--- STORED ROWS ---

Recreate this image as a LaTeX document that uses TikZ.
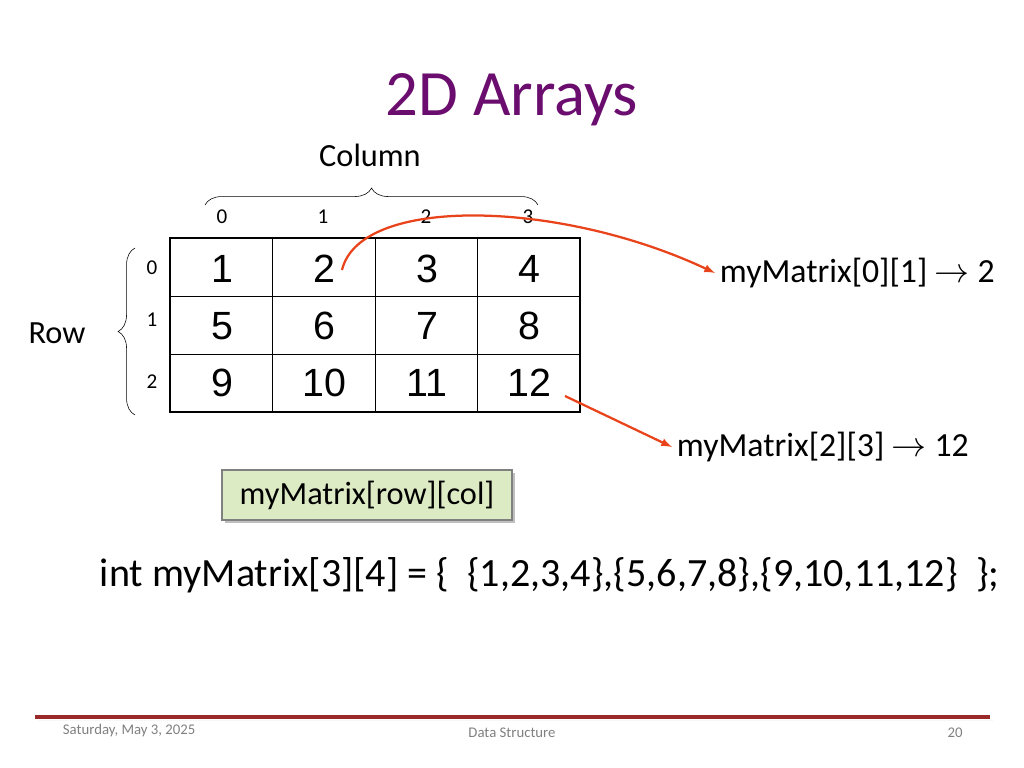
\documentclass[tikz,border=0pt]{standalone}
\usepackage{fontspec}
\setmainfont{Carlito}
\newfontfamily\cellfont{Liberation Sans}
\usetikzlibrary{decorations.pathreplacing,shadows}
\definecolor{titlepurple}{HTML}{6A0D6E}
\definecolor{arroworange}{HTML}{E8431A}
\definecolor{boxgreen}{HTML}{DDEBC4}
\definecolor{footred}{HTML}{9A2A2A}
\begin{document}
\begin{tikzpicture}[x=0.025cm, y=-0.025cm,
    idx/.style={font=\fontsize{15}{17}\selectfont},
    cell/.style={font=\cellfont\fontsize{28}{32}\selectfont},
    lbl/.style={font=\fontsize{24}{28}\selectfont, anchor=west},
    foot/.style={font=\fontsize{10.5}{12}\selectfont, text=gray}]
            \useasboundingbox (0, 0) rectangle (1024, 768);
            \node[font=\fontsize{46}{52}\selectfont, text=titlepurple] (title) at (512, 100) {2D Arrays};
            % matrix
            \draw[line width=2pt] (170, 238) rectangle (580, 412);
            \foreach \x in {272.5, 375, 477.5} \draw (\x, 238) -- (\x, 412);
            \foreach \y in {296, 354} \draw (170, \y) -- (580, \y);
            \foreach \v [count=\i from 0] in {1,2,3,4,5,6,7,8,9,10,11,12} {
                \pgfmathsetmacro\cx{222 + 102.5*mod(\i,4)}
                \pgfmathsetmacro\cy{269 + 57*int(\i/4)}
                \node[cell] (c\i) at (\cx, \cy) {\v};
            }
            % indices
            \foreach \c [count=\i from 0] in {222, 323, 426, 528}
                \node[idx] (col\i) at (\c, 217) {\i};
            \foreach \r [count=\i from 0] in {268, 320, 382}
                \node[idx] (row\i) at (152, \r) {\i};
            \draw[decorate, decoration={brace, amplitude=12pt, aspect=0.5}] (205, 205) -- (538, 205);
            \node[font=\fontsize{23}{26}\selectfont] (colname) at (370, 155) {Column};
            \draw[decorate, decoration={brace, amplitude=12pt}] (135, 415) -- (135, 248);
            \node[font=\fontsize{23}{26}\selectfont] (rowname) at (57, 333) {Row};
            % accesses
            \node[lbl] (acc1) at (715, 273) {myMatrix[0][1] $\rightarrow$ 2};
            \node[lbl] (acc2) at (672, 447) {myMatrix[2][3] $\rightarrow$ 12};
            \coordinate (s1) at (342, 270);
            \coordinate (s2) at (565, 396);
            \draw[arroworange, line width=1.6pt, -latex] (s1) .. controls (360, 195) and (560, 200) .. (acc1.west);
            \draw[arroworange, line width=1.6pt, -latex] (s2) -- (acc2.west);
            \node[draw=gray, thick, fill=boxgreen, drop shadow, minimum width=290*0.025cm, minimum height=50*0.025cm, font=\fontsize{23}{26}\selectfont] (usage) at (367, 495) {myMatrix[row][col]};
            \node[font=\fontsize{28.5}{32}\selectfont, anchor=west] (decl) at (95, 575) {int myMatrix[3][4] = \{ \ \{1,2,3,4\},\{5,6,7,8\},\{9,10,11,12\} \ \};};
            % footer
            \draw[line width=2.5pt, footred, drop shadow] (35, 717) -- (990, 717);
            \node[foot, anchor=west] (date) at (58, 731) {Saturday, May 3, 2025};
            \node[foot] (course) at (512, 733) {Data Structure};
            \node[foot] (page) at (955, 733) {20};
        \end{tikzpicture}
\end{document}
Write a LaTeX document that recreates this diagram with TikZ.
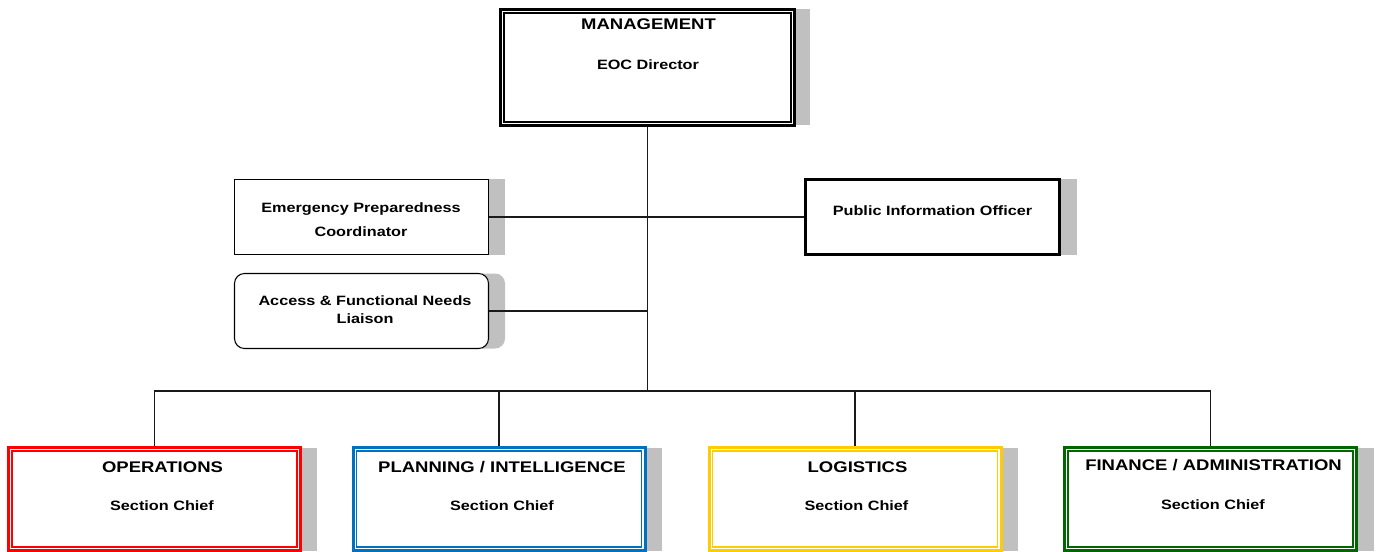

--- WHAT YOU NEED TO DO ---
Every line of the data above should be quoted exactly. Omit the pictures.

--- OUTPUT OF THE EXERCISE ---
Recreate this image as a LaTeX document that uses TikZ.
\documentclass[tikz,border=0pt]{standalone}
\usepackage{fontspec}
\setmainfont{Carlito}
\newfontfamily\cellfont{Liberation Sans}
\usetikzlibrary{decorations.pathreplacing,shadows}
\definecolor{titlepurple}{HTML}{6A0D6E}
\definecolor{arroworange}{HTML}{E8431A}
\definecolor{boxgreen}{HTML}{DDEBC4}
\definecolor{footred}{HTML}{9A2A2A}
\begin{document}
\begin{tikzpicture}[x=0.025cm, y=-0.025cm,
    idx/.style={font=\fontsize{15}{17}\selectfont},
    cell/.style={font=\cellfont\fontsize{28}{32}\selectfont},
    lbl/.style={font=\fontsize{24}{28}\selectfont, anchor=west},
    foot/.style={font=\fontsize{10.5}{12}\selectfont, text=gray}]
            \useasboundingbox (0, 0) rectangle (1024, 768);
            \node[font=\fontsize{46}{52}\selectfont, text=titlepurple] (title) at (512, 100) {2D Arrays};
            % matrix
            \draw[line width=2pt] (170, 238) rectangle (580, 412);
            \foreach \x in {272.5, 375, 477.5} \draw (\x, 238) -- (\x, 412);
            \foreach \y in {296, 354} \draw (170, \y) -- (580, \y);
            \foreach \v [count=\i from 0] in {1,2,3,4,5,6,7,8,9,10,11,12} {
                \pgfmathsetmacro\cx{222 + 102.5*mod(\i,4)}
                \pgfmathsetmacro\cy{269 + 57*int(\i/4)}
                \node[cell] (c\i) at (\cx, \cy) {\v};
            }
            % indices
            \foreach \c [count=\i from 0] in {222, 323, 426, 528}
                \node[idx] (col\i) at (\c, 217) {\i};
            \foreach \r [count=\i from 0] in {268, 320, 382}
                \node[idx] (row\i) at (152, \r) {\i};
            \draw[decorate, decoration={brace, amplitude=12pt, aspect=0.5}] (205, 205) -- (538, 205);
            \node[font=\fontsize{23}{26}\selectfont] (colname) at (370, 155) {Column};
            \draw[decorate, decoration={brace, amplitude=12pt}] (135, 415) -- (135, 248);
            \node[font=\fontsize{23}{26}\selectfont] (rowname) at (57, 333) {Row};
            % accesses
            \node[lbl] (acc1) at (715, 273) {myMatrix[0][1] $\rightarrow$ 2};
            \node[lbl] (acc2) at (672, 447) {myMatrix[2][3] $\rightarrow$ 12};
            \coordinate (s1) at (342, 270);
            \coordinate (s2) at (565, 396);
            \draw[arroworange, line width=1.6pt, -latex] (s1) .. controls (360, 195) and (560, 200) .. (acc1.west);
            \draw[arroworange, line width=1.6pt, -latex] (s2) -- (acc2.west);
            \node[draw=gray, thick, fill=boxgreen, drop shadow, minimum width=290*0.025cm, minimum height=50*0.025cm, font=\fontsize{23}{26}\selectfont] (usage) at (367, 495) {myMatrix[row][col]};
            \node[font=\fontsize{28.5}{32}\selectfont, anchor=west] (decl) at (95, 575) {int myMatrix[3][4] = \{ \ \{1,2,3,4\},\{5,6,7,8\},\{9,10,11,12\} \ \};};
            % footer
            \draw[line width=2.5pt, footred, drop shadow] (35, 717) -- (990, 717);
            \node[foot, anchor=west] (date) at (58, 731) {Saturday, May 3, 2025};
            \node[foot] (course) at (512, 733) {Data Structure};
            \node[foot] (page) at (955, 733) {20};
        \end{tikzpicture}
\end{document}
Write a LaTeX document that recreates this diagram with TikZ.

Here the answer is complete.